As a service center it wouldn't seem unreasonable to me to make your default payment COD. You'd still have to extend terms to larger and repeat customers; but this would at least give you a starting point for dealing with the issue.
 
You must have missed the other thread on this? Getting paid on time is apparently a terrible idea; because Obama said he thinks it would be a good idea for both suppliers and our economy.

And you must have missed the meaning of naysayers in that other thread Pete!

Paying on-time means making a payment on or before the agreed time period, regardless of COD, Net 30,60,90 or Net-whatever.

The OP is asking about those who do not honor the previously agreed upon terms, thereby become deadbeats.

Now if the POTUS ( whoever that may be, Obama notwithstanding ) makes a bold claim that any government contractor MUST pay their
suppliers on or before the negotiated terms or else loose the option of doing government work, I'll gladly cheer with you.

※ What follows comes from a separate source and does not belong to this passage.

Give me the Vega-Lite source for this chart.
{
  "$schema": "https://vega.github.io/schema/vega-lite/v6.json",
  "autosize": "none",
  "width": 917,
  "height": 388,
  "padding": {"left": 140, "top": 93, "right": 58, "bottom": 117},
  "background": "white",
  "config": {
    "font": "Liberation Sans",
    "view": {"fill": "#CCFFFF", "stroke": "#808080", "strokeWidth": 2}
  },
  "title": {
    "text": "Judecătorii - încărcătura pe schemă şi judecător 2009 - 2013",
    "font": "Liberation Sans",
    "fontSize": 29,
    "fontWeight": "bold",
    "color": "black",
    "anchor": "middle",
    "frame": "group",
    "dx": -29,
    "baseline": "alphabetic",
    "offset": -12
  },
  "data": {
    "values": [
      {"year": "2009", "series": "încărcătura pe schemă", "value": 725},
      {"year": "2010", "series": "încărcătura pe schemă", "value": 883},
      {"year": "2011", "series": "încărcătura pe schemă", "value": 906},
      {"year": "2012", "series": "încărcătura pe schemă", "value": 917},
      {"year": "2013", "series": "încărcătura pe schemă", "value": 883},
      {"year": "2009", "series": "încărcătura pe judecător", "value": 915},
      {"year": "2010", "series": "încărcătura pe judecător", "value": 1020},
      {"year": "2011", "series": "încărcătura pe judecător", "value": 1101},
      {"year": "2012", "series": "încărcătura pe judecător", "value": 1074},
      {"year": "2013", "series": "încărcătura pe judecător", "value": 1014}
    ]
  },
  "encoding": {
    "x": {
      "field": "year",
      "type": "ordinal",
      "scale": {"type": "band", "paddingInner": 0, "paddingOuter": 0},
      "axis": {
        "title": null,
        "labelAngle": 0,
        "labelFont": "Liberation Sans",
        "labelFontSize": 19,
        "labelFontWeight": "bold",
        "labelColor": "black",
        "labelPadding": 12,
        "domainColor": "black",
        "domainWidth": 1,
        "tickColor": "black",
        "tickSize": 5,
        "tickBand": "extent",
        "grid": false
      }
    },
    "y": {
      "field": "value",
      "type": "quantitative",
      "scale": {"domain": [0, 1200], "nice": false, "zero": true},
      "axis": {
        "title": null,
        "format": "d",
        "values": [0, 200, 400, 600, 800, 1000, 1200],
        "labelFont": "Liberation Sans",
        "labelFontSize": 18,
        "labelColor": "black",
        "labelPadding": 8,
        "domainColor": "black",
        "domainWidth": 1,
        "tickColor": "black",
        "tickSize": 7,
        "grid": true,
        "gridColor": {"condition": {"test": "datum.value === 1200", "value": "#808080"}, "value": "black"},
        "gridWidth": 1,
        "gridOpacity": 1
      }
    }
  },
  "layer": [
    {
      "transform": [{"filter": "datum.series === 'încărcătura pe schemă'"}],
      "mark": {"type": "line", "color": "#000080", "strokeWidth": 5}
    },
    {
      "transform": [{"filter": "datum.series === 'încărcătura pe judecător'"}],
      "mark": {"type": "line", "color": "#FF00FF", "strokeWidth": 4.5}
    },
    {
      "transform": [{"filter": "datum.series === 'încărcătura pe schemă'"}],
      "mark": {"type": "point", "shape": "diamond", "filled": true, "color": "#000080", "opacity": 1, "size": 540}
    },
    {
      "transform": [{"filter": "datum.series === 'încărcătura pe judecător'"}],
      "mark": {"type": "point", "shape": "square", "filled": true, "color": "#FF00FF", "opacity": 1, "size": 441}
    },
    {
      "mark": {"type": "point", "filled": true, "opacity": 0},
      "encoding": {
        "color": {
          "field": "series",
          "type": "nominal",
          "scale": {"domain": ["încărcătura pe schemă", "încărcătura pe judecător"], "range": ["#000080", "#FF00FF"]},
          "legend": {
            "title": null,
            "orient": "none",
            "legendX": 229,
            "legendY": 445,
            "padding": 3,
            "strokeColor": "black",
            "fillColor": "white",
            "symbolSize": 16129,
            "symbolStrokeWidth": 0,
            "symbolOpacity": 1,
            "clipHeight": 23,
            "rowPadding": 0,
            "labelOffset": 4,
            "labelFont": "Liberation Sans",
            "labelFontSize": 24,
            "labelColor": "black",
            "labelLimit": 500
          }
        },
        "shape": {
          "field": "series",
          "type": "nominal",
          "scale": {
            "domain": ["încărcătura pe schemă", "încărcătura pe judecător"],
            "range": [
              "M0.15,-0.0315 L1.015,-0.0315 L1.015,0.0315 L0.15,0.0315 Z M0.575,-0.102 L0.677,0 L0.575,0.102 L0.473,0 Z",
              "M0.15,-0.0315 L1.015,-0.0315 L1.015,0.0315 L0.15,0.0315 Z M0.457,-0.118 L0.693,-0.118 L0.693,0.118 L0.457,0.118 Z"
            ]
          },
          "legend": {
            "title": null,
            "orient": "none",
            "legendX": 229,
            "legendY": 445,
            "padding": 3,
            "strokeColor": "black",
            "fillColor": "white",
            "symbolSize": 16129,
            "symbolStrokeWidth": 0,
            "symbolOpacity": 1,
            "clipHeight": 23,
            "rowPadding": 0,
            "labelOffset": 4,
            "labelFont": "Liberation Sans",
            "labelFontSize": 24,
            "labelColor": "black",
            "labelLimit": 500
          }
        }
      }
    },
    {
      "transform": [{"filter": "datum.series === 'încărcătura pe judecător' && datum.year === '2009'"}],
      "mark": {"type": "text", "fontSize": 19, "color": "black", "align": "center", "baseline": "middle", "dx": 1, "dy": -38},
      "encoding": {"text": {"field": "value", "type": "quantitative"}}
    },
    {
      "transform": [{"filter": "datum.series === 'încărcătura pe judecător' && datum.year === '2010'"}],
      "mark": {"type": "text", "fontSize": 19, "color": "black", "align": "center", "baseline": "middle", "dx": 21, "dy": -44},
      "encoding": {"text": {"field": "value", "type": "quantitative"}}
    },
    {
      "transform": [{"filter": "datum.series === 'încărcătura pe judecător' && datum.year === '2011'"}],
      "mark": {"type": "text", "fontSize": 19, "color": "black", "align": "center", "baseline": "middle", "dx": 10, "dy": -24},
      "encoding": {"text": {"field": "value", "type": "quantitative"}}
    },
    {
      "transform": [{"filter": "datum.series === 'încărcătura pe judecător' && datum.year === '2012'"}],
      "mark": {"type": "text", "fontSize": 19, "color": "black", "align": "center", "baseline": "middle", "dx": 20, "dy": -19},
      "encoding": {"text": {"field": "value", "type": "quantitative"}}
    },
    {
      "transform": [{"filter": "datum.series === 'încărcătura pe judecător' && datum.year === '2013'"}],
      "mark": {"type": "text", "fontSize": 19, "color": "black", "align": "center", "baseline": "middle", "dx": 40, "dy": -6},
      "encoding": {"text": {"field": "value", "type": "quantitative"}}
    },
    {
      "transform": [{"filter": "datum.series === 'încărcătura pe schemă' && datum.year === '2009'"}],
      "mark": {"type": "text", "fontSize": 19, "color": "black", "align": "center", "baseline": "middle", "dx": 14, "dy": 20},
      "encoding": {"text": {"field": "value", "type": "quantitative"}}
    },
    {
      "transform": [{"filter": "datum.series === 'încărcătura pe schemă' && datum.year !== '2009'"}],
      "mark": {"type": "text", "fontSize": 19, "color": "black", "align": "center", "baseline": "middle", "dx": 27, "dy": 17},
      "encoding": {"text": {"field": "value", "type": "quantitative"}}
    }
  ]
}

Short of that however the POTUS is all but grandstanding, and might as well speak up to hookers asking them to close their legs and find legitimate work instead,
because he'd have about the same chance of finding a receptive audience in the targeted group.
 
Apologies to the OP if this got off track (and FWIW, Seymour, wasn't really thinking of your comments in that thread -- which actually addressed the question).

Main point is that if you're having problems now, when interest rates are low, it will only get worse as these rates return to historic levels. Best to get it under control now.
 
I always say this. Prioritize work in order of who pays first and is the best to deal with.
It's now disclosed anytime I consider a new customer. Call it mutual respect.

Customers that take the longest to pay are always the most demanding and always think they're the most important company in the world. They're not, let other shops fight over them if you can get better work.
 
A small group of large men wearing ski masks, gloves, & carrying aluminum bats can work wonders incentivizing your slow payers, but generally speaking, they ain't gonna work cheap!